I have been puzzling over the lack of media coverage, let alone analysis, of the huge stock market slide this past week, coupled with the oil glut and consequent low gas prices for consumers. What does this mean?
I went on a hunt through the media for explanation, or at least discussion, and turned up precious little—not in the mainstream media, not in the progressive media, not even in the business media. The facts were being reported, but no one, not even the pundit/oracles, were trying to tease out the deeper meanings of the current scenario.
For example, take this article in business section of The New York Times. It reports the story of oil as though climate change and alternative energy were non-existent. It’s all about production, investment and returns—not only financial returns, but pipe-dream returns to the naiveté of the 20th century, when the ability of the planet to support endless growth of human activity seemed limitless.
When we bring alternative energy into the picture, the analysis gets a bit more complicated.
It seems that the oil glut is good news for the planet (less exploration, less extraction), good news for the consumer (lower prices at the pump) but bad news for investors who had been banking on fossil fuels to be a never-ending gold mine.
More importantly, it’s also bad news for alternative energy developers and producers, because low gas and oil prices diminish consumer demand—we’re less incentivized to make the investment in a home solar array or make sure our next car is a hybrid or electric vehicle when oil and gas prices are so low.
In my search through the media for more explanation of the oil glut, I found some suggestions (by commenters, not by journalists) that the low oil prices might be a Saudi manipulation precisely to dampen enthusiasm for shifting to alternative energy, in order to slow down the transition away from oil.
If that were the case, the Saudis would be digging their own graves and bringing the rest of the planet down with them.
Given the bigger picture of undeniable, stark and looming climate change, governments, investors and consumers must use their purchasing power to drive the market towards clean energy. We should not be fooled by the smoke and mirrors of low oil prices, or intimidated by the stock market jitters into backing into the traditional “safe” investments of fossil fuels.
That way does not lie safety—it lies collapse.
It would be nice if the pundits of the mainstream media (The New York Times, for example) would focus more attention on the biggest story of our time: the race to adapt to and mitigate climate change. It would be nice if instead of just blandly reporting the news, journalists would reach out to scientific, political and economic experts for deeper analysis.

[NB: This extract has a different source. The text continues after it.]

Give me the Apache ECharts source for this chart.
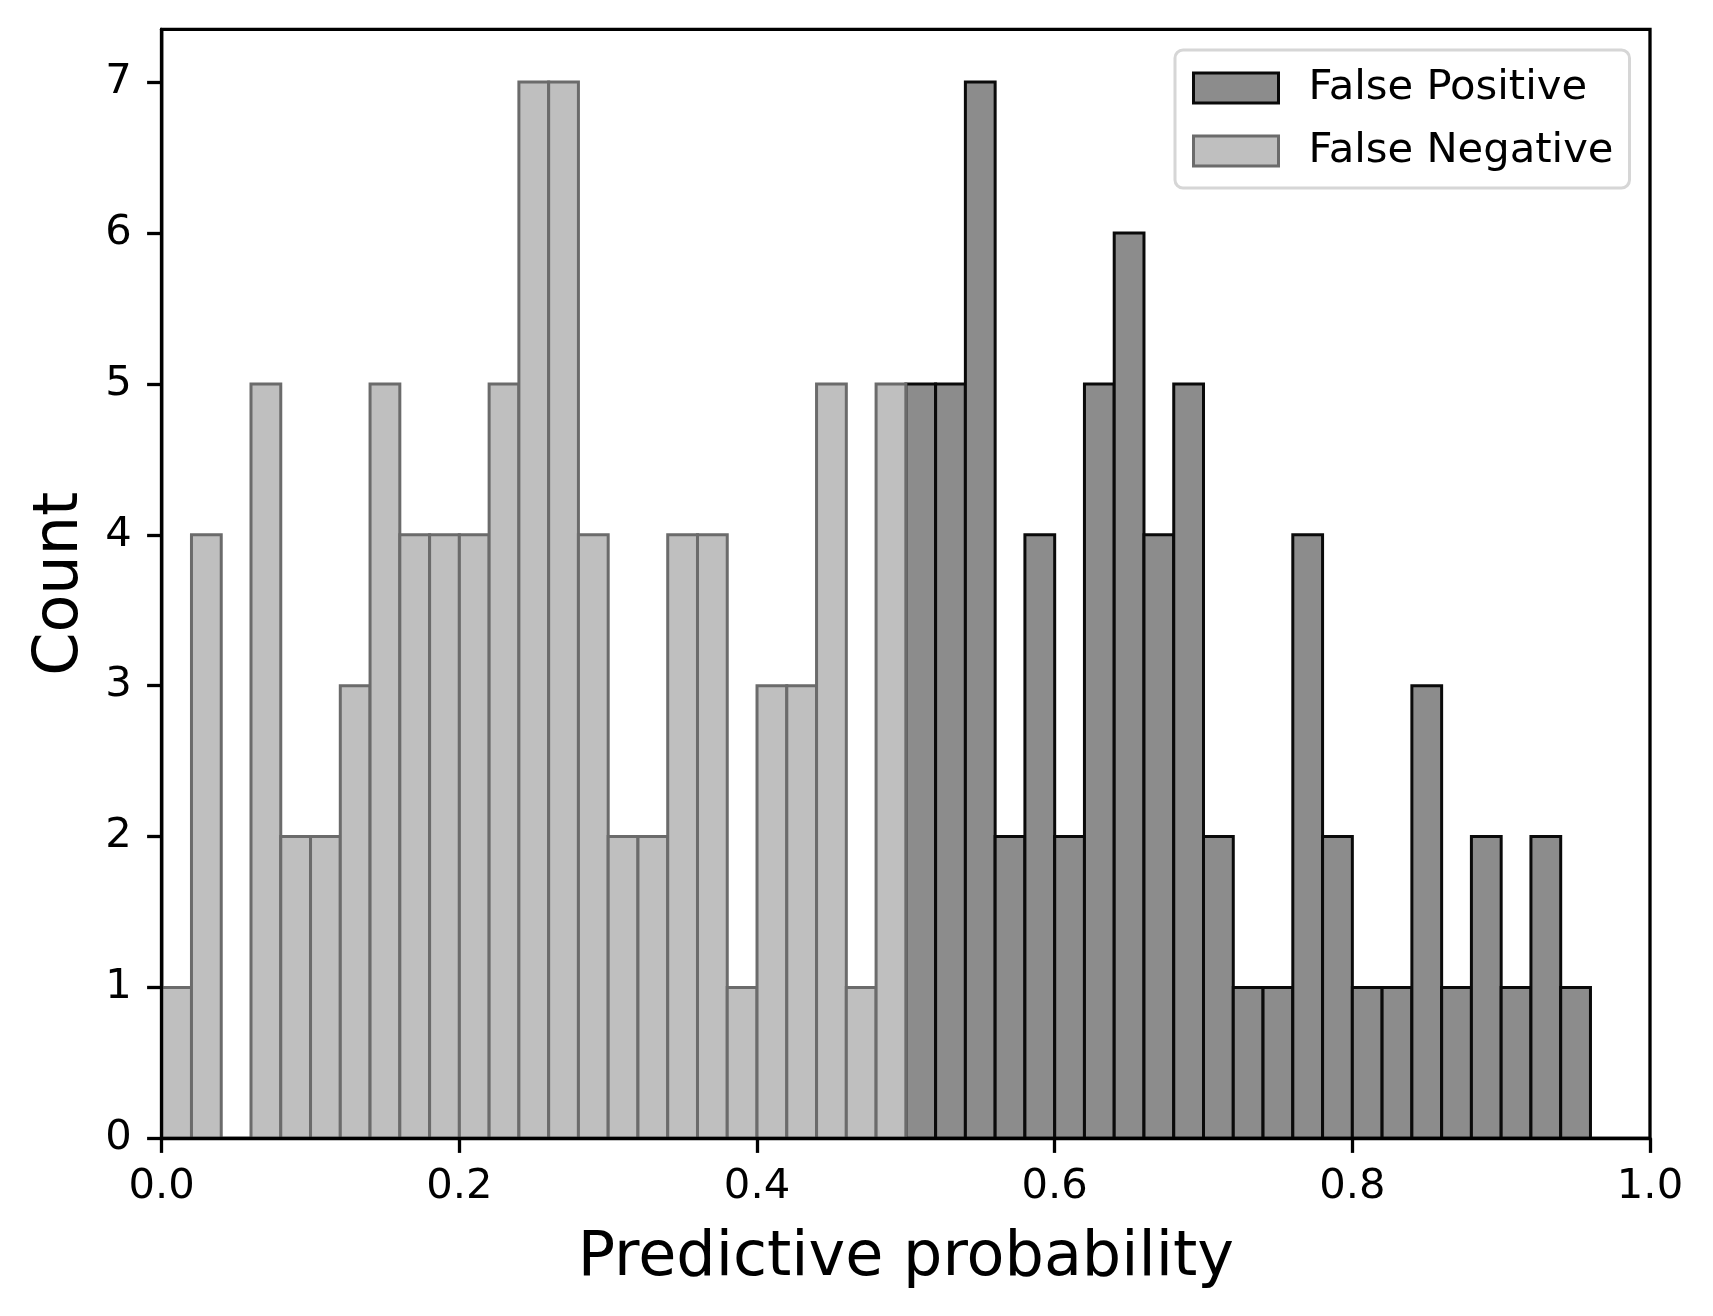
<!DOCTYPE html>
<html>
<head>
<meta charset="utf-8">
<script src="https://cdn.jsdelivr.net/npm/echarts@6/dist/echarts.min.js"></script>
<style>
html,body{margin:0;padding:0;background:#fff;}
#chart{width:1713px;height:1316px;}
</style>
</head>
<body>
<div id="chart"></div>
<script>
// Histogram bins (width 0.02)
const binWidth = 0.02;
const fnBinLeft = [0.00,0.02,0.04,0.06,0.08,0.10,0.12,0.14,0.16,0.18,0.20,0.22,0.24,0.26,0.28,0.30,0.32,0.34,0.36,0.38,0.40,0.42,0.44,0.46,0.48];
const fnCounts  = [1,4,0,5,2,2,3,5,4,4,4,5,7,7,4,2,2,4,4,1,3,3,5,1,5];
const fpBinLeft = [0.50,0.52,0.54,0.56,0.58,0.60,0.62,0.64,0.66,0.68,0.70,0.72,0.74,0.76,0.78,0.80,0.82,0.84,0.86,0.88,0.90,0.92,0.94];
const fpCounts  = [5,5,7,2,4,2,5,6,4,5,2,1,1,4,2,1,1,3,1,2,1,2,1];
const xTicks = [0.0,0.2,0.4,0.6,0.8,1.0];
const yTicks = [0,1,2,3,4,5,6,7];

const FONT = 'DejaVu Sans';
const fpStyle = {fill:'#8c8c8c', stroke:'#0a0a0a'};
const fnStyle = {fill:'#bfbfbf', stroke:'#6b6b6b'};

function toData(lefts, counts){
  const out = [];
  for (let i = 0; i < lefts.length; i++) {
    if (counts[i] > 0) out.push([lefts[i], counts[i]]);
  }
  return out;
}
function makeRender(st){
  return function(params, api){
    const x0 = api.value(0), y = api.value(1);
    const p0 = api.coord([x0, 0]);
    const p1 = api.coord([x0 + binWidth, y]);
    return {
      type:'rect',
      shape:{x:p0[0], y:p1[1], width:p1[0]-p0[0], height:p0[1]-p1[1]},
      style:{fill:st.fill, stroke:st.stroke, lineWidth:3}
    };
  };
}

const chart = echarts.init(document.getElementById('chart'));
chart.setOption({
  animation:false,
  backgroundColor:'#ffffff',
  grid:{left:161.7, right:63, top:29.3, bottom:177.7, show:true, borderColor:'#000', borderWidth:3.3, backgroundColor:'transparent'},
  legend:{
    orient:'vertical',
    left:1175, top:50,
    padding:[17,16,16,17],
    itemWidth:85, itemHeight:30,
    itemGap:21,
    borderColor:'#d6d6d6', borderWidth:3, borderRadius:8,
    backgroundColor:'rgba(255,255,255,0.8)',
    textStyle:{fontFamily:FONT, fontSize:41.7, color:'#000', lineHeight:42, padding:[0,0,0,25]},
    icon:'rect',
    data:[
      {name:'False Positive', itemStyle:{color:fpStyle.fill, borderColor:fpStyle.stroke, borderWidth:3}},
      {name:'False Negative', itemStyle:{color:fnStyle.fill, borderColor:fnStyle.stroke, borderWidth:3}}
    ]
  },
  xAxis:{
    type:'value', min:0, max:1, interval:0.2, z:10,
    name:'Predictive probability', nameLocation:'middle', nameGap:90,
    nameTextStyle:{fontFamily:FONT, fontSize:62, color:'#000'},
    axisLine:{show:true, lineStyle:{color:'#000', width:3.3}},
    axisTick:{show:true, length:14.6, lineStyle:{color:'#000', width:3.3}, customValues:xTicks},
    axisLabel:{fontFamily:FONT, fontSize:41.7, color:'#000', margin:28, customValues:xTicks,
      formatter:v=>Number(v).toFixed(1)},
    splitLine:{show:false}
  },
  yAxis:{
    type:'value', min:0, max:7.35, interval:1, z:10,
    name:'Count', nameLocation:'middle', nameGap:70,
    nameTextStyle:{fontFamily:FONT, fontSize:62, color:'#000'},
    axisLine:{show:true, lineStyle:{color:'#000', width:3.3}},
    axisTick:{show:true, length:14.6, lineStyle:{color:'#000', width:3.3}, customValues:yTicks},
    axisLabel:{fontFamily:FONT, fontSize:41.7, color:'#000', margin:30, customValues:yTicks,
      formatter:v=>String(Math.round(v))},
    splitLine:{show:false}
  },
  series:[
    {name:'False Positive', type:'custom', renderItem:makeRender(fpStyle),
     itemStyle:{color:fpStyle.fill, borderColor:fpStyle.stroke},
     encode:{x:0, y:1}, data:toData(fpBinLeft, fpCounts), z:2},
    {name:'False Negative', type:'custom', renderItem:makeRender(fnStyle),
     itemStyle:{color:fnStyle.fill, borderColor:fnStyle.stroke},
     encode:{x:0, y:1}, data:toData(fnBinLeft, fnCounts), z:3}
  ]
});
</script>
</body>
</html>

But thanks to the Internet, we can do that work of reporting for ourselves now. We can read publications from all over the world, of all political stripes, in any discipline, any time. If we care about what’s happening to our planet, we need to become more alert, placing the superficial narratives reported in the media against the backdrop of the bigger and deeper realities that often cast quite a different slant on the news.
We live in a time when anyone with an Internet connection can become an engaged citizen of the world, able to exchange ideas, influence others, and galvanize social movements. The American rightwing, with their crude emotional ploys, seems to be doing a much better job of activating their base lately than the progressives, Bernie Sanders a lone and very active exception!
We can do better, and we must. It sounds weighty but it’s true: the future of the planet depends on the choices each of us makes now.